> EXERCISE OBJECTIVE: Which lines fall between the line holding "Recreate this image" and the line holding "from matplotlib.transforms import", inclusive? Retype them exactly, without the pictures, and add nothing else.

[Records from a collection]
•••••
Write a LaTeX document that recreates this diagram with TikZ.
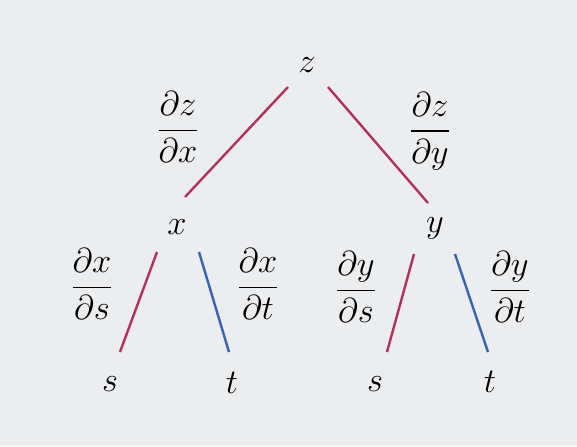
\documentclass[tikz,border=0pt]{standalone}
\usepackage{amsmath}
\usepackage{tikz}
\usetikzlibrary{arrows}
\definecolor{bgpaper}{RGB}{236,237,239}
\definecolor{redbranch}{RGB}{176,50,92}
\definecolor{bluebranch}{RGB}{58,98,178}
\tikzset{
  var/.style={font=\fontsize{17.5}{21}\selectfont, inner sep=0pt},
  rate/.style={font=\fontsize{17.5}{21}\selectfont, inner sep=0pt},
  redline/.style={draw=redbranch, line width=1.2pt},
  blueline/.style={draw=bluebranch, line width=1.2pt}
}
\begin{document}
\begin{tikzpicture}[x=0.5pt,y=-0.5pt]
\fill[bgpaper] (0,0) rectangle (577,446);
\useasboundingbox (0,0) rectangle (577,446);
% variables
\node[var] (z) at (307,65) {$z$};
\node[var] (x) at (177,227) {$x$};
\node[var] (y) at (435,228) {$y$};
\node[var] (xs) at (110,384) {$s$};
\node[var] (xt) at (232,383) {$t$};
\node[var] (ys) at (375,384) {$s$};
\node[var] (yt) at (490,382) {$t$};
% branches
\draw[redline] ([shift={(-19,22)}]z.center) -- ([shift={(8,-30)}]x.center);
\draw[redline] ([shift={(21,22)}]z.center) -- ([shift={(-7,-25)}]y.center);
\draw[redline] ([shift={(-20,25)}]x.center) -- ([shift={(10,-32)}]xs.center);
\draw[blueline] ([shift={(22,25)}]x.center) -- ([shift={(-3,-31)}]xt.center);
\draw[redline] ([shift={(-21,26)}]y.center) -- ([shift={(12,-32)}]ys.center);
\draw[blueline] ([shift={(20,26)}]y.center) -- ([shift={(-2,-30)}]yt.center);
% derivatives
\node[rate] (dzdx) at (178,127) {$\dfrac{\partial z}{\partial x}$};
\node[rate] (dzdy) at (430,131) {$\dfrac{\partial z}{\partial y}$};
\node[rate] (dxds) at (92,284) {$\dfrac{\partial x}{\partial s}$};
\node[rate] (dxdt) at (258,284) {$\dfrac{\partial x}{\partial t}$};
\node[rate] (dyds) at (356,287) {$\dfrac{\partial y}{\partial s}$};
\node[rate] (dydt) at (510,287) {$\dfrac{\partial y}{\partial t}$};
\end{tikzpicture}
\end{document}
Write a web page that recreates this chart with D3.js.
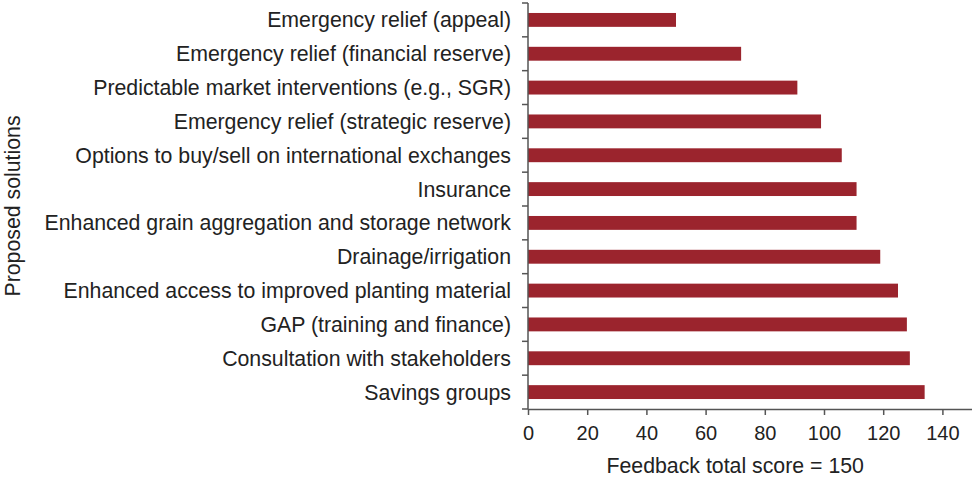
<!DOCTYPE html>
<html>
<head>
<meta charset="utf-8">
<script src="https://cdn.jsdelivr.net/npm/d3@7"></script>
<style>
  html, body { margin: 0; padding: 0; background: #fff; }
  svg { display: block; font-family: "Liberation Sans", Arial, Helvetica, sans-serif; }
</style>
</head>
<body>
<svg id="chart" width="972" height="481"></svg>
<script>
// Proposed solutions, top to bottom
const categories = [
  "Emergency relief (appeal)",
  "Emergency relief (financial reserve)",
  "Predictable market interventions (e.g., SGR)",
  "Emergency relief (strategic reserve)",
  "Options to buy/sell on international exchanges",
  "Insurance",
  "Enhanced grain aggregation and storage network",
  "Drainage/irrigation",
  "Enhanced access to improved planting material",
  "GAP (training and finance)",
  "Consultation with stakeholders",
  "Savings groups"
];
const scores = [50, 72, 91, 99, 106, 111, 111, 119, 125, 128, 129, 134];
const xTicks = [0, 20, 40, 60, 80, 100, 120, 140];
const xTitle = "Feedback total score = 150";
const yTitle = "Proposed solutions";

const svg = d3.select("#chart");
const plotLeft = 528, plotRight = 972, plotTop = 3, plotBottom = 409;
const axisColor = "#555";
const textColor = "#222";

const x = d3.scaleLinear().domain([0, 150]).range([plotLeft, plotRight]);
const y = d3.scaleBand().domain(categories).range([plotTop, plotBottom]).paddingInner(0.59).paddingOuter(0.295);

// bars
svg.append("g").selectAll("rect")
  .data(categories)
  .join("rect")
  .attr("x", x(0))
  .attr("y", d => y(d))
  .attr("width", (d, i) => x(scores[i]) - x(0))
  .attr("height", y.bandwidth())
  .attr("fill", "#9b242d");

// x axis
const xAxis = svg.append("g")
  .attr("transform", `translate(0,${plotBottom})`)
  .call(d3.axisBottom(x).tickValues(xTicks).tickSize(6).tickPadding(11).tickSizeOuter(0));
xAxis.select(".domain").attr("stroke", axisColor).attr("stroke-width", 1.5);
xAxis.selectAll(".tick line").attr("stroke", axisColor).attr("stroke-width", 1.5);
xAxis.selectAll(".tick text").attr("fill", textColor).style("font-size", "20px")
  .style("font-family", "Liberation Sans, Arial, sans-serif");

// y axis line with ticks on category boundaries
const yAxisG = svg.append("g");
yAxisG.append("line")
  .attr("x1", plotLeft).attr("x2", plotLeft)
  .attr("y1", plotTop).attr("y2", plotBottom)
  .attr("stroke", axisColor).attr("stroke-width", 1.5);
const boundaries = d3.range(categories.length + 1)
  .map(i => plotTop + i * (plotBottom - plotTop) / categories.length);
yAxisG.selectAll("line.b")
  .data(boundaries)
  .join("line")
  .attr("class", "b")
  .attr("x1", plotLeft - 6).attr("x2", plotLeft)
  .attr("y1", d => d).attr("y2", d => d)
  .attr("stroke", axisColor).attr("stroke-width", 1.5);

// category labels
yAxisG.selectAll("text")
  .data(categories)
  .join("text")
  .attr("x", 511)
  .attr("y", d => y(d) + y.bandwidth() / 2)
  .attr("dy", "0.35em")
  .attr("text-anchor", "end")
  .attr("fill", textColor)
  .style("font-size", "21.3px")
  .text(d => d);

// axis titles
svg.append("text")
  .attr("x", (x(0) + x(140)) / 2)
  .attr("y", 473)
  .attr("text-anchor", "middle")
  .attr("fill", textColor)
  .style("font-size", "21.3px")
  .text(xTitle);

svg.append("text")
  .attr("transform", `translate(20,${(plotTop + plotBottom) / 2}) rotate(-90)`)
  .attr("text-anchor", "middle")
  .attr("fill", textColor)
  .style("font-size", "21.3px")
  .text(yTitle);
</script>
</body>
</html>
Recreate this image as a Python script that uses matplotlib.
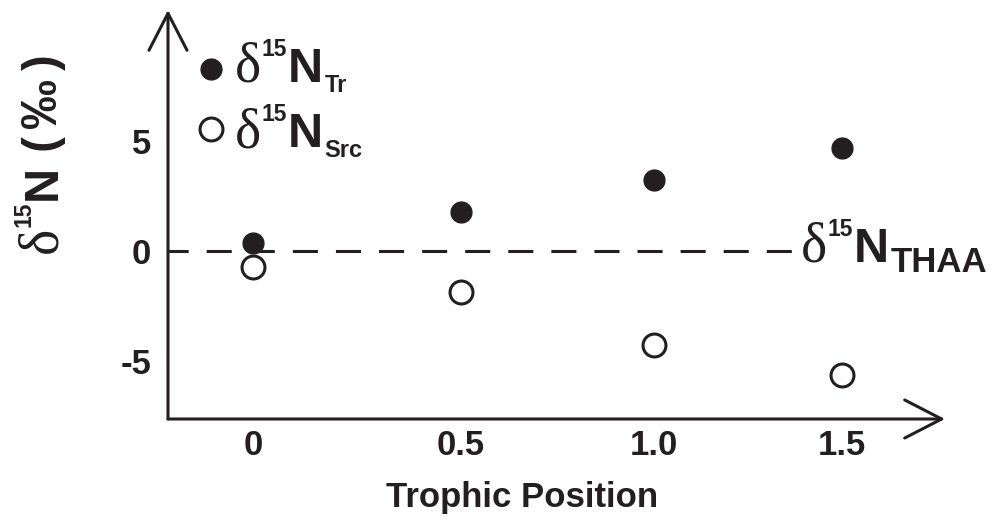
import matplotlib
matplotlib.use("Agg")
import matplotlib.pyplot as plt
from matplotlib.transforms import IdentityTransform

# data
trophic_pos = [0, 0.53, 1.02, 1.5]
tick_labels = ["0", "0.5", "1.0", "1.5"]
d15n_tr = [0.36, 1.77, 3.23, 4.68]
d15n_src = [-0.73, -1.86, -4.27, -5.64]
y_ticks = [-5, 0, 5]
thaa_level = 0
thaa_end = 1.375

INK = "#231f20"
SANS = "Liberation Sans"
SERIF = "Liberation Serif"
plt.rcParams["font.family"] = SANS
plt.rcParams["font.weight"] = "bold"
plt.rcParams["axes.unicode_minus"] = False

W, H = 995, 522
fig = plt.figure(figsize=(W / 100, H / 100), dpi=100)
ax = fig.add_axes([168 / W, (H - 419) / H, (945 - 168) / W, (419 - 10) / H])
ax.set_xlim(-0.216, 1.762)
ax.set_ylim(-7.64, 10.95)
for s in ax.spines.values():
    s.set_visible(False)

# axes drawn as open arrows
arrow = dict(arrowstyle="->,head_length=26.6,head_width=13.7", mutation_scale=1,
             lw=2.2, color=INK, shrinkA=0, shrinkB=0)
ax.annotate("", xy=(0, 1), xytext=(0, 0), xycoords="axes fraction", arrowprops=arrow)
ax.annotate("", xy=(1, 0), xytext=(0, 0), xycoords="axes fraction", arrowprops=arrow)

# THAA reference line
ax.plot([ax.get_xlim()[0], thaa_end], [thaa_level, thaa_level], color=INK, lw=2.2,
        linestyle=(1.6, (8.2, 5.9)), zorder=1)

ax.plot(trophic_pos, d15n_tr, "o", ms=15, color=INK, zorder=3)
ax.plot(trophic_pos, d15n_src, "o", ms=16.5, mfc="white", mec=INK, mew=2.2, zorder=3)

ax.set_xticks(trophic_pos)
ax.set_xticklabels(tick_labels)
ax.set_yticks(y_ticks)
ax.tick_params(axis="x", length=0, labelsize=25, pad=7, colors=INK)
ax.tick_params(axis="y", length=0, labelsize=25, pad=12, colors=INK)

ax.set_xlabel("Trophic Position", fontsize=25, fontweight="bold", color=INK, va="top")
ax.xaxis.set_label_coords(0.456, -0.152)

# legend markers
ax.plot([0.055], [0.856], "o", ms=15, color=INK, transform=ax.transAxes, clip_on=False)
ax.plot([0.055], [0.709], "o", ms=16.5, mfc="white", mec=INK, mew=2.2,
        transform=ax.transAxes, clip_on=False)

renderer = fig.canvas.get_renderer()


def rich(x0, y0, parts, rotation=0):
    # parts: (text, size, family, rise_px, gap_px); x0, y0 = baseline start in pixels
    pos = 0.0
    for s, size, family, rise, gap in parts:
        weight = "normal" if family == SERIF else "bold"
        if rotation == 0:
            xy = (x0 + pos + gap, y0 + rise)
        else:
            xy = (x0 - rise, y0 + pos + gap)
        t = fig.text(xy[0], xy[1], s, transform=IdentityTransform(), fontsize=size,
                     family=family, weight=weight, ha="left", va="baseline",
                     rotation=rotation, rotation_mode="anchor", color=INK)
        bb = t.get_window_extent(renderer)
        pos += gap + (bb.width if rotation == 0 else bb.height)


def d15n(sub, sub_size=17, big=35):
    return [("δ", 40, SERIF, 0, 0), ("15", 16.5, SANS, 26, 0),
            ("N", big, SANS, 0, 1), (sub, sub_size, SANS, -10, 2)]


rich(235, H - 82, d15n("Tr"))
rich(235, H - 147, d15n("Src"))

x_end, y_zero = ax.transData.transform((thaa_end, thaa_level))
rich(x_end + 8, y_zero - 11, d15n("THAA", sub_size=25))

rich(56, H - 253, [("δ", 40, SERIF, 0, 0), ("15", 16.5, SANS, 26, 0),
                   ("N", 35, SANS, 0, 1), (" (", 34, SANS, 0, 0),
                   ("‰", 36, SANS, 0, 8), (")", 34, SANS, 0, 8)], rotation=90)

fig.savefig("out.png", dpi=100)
•••••
> WRITTEN ANSWER:
Recreate this image as a Python script that uses matplotlib.
import matplotlib
matplotlib.use("Agg")
import matplotlib.pyplot as plt
from matplotlib.transforms import IdentityTransform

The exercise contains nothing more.